Elixir has always been a well liked language on here and in general. The past year there has been a lot of work on building data and AI/ML libraries in Elixir.
Explorer, Nx, Axon, Scholar, Bumblebee, Broadway, Livebook and now EXGBoost.
You can get pretty close to building a full stack AI application in Elixir now.
From data ingestion and processing all the way to serving the model in a Phoenix web app. All in Elixir.
I think it's great more languages are becoming alternates to Python in data and AI/ML, more options the better.
There have been a few just recently. Bit of an ML boom in Elixir and ML is popular right now.
As an Elixir-centric blogger I can tell you that Elixir generally seems to do well on Hacker News. I think it has a lot of overlap with interests on here. Erlang is the underpinnings and Erlang is generally interesting from a comp sci standpoint. Elixir's roots in Ruby line it up nicely with SaaS, startups and that whole space.
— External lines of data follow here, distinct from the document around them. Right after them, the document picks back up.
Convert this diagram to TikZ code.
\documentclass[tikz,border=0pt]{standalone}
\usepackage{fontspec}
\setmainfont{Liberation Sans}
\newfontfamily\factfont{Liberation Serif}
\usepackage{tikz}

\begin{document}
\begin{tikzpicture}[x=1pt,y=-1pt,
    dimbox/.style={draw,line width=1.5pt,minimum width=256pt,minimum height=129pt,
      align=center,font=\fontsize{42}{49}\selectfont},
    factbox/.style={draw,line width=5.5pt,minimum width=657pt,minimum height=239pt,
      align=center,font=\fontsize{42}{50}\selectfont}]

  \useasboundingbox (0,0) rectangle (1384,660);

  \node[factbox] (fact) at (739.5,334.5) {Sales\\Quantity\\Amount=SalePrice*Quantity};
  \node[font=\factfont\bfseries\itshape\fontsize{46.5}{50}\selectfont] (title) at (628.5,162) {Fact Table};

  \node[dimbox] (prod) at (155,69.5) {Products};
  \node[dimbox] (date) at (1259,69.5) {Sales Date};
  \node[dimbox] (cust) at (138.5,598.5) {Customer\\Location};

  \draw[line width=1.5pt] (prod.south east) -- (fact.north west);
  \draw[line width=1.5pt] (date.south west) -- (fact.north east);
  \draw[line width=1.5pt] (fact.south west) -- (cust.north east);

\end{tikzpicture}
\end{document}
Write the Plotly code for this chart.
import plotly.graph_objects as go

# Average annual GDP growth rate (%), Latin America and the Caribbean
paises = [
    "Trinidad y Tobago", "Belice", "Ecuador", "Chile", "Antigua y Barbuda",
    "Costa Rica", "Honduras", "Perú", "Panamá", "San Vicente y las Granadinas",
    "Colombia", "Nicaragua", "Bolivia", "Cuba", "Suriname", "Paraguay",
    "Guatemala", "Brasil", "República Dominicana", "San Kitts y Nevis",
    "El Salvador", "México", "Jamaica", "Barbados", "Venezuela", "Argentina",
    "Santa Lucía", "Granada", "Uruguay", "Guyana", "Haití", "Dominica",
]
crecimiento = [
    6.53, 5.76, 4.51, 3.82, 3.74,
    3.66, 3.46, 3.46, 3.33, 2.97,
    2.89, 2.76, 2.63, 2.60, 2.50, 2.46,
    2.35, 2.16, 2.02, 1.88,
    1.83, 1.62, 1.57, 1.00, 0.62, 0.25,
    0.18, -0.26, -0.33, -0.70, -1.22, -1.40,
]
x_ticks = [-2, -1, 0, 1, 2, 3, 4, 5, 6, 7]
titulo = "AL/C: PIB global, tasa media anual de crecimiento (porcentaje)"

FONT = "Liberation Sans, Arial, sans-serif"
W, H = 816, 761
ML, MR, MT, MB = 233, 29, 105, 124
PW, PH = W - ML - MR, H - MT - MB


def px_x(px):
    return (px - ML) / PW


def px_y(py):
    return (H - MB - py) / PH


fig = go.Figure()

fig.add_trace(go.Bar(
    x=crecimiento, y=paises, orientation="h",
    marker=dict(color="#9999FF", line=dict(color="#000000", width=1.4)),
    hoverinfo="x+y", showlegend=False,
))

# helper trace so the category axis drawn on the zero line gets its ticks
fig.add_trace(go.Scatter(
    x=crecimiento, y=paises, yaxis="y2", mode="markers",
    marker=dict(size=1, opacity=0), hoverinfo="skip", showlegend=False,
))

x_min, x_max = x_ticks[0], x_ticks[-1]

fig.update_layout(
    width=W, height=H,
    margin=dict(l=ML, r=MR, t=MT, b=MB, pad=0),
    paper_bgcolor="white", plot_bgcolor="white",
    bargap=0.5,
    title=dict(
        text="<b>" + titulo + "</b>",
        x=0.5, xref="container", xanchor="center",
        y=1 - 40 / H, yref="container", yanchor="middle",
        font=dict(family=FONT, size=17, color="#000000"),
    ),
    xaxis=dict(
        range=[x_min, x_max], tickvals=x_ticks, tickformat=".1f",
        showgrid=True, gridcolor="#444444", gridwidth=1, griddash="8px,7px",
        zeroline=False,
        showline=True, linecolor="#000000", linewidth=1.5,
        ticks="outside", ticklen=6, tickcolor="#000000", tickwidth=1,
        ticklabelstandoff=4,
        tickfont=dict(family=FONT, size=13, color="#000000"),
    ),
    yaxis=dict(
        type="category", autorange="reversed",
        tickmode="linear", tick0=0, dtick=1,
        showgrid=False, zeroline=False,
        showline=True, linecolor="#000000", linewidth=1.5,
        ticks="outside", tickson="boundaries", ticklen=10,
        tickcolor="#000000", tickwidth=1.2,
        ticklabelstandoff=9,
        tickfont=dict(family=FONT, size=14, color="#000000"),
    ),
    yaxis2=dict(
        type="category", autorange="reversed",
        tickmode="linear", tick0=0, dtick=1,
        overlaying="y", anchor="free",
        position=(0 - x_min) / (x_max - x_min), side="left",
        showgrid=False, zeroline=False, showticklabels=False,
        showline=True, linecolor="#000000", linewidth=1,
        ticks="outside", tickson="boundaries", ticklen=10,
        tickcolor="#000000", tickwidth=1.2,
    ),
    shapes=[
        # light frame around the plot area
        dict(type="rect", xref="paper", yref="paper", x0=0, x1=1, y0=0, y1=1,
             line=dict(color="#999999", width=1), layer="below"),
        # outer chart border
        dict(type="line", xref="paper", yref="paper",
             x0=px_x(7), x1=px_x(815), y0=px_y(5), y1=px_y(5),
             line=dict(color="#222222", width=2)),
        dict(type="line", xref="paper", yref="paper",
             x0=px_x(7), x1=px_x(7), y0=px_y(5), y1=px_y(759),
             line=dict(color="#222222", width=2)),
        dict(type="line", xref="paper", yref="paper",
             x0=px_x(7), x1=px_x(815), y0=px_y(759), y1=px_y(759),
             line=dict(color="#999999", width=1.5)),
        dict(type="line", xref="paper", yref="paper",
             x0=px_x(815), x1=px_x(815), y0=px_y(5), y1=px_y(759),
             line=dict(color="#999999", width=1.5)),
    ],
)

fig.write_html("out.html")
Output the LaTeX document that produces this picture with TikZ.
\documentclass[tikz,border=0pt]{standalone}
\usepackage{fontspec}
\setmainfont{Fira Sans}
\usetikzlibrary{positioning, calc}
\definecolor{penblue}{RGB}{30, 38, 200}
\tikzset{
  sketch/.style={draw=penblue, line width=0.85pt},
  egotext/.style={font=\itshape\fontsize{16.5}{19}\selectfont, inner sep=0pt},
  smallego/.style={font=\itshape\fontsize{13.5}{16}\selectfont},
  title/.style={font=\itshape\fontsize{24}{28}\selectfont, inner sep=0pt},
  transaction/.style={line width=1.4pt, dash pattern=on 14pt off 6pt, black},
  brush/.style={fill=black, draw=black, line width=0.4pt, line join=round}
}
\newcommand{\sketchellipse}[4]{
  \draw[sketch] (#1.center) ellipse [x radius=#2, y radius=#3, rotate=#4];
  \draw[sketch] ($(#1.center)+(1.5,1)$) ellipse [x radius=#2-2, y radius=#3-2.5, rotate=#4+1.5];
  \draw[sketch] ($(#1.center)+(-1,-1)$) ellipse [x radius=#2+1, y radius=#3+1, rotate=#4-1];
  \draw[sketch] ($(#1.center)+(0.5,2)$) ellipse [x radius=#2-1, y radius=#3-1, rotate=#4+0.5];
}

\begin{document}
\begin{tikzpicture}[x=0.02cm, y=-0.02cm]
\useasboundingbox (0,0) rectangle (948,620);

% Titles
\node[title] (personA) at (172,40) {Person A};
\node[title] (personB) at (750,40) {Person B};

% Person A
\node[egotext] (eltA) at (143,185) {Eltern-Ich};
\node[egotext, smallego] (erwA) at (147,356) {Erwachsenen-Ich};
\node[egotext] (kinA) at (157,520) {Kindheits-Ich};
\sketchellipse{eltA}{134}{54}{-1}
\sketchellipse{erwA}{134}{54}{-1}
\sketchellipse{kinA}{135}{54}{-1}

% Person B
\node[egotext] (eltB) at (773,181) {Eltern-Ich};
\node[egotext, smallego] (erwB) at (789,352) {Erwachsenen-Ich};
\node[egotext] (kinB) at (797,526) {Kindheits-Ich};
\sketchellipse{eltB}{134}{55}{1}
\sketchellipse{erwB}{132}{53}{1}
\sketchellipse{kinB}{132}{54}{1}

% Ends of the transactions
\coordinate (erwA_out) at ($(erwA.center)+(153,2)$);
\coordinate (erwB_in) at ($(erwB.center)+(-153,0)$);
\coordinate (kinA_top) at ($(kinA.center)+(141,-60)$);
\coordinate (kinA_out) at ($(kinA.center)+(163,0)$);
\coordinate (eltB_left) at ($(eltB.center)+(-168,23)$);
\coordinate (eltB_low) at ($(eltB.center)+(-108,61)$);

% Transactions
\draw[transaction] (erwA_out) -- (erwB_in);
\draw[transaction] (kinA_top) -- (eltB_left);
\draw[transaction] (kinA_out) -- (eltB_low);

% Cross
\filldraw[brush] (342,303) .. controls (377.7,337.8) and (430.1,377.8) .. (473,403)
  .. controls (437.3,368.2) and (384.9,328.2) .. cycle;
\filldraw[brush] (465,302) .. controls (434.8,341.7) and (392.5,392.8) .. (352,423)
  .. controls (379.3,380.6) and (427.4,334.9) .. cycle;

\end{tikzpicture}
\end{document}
For me it would be, first and foremost, "not having to deal with Python's many idiosyncrasies". Even when I go with best-practices, trying to git clone a Python project and "pip install" something into a virtualenv, it's STILL hit-or-miss whether it conflicts with something else. It's a very janky experience and I don't like it, and this isn't even before touching the language itself, which is well-covered ground already: https://medium.com/nerd-for-tech/python-is-a-bad-programming...
Elixir is good at doing a lot of things at once on - scaling to lots of machines - and not exploding catastrophically while doing so.
Turns out this is really helpful for machine learning where you want to coordinate big data pipelines and do things like batching requests to a GPU resource (because GPUs want to be parallelized).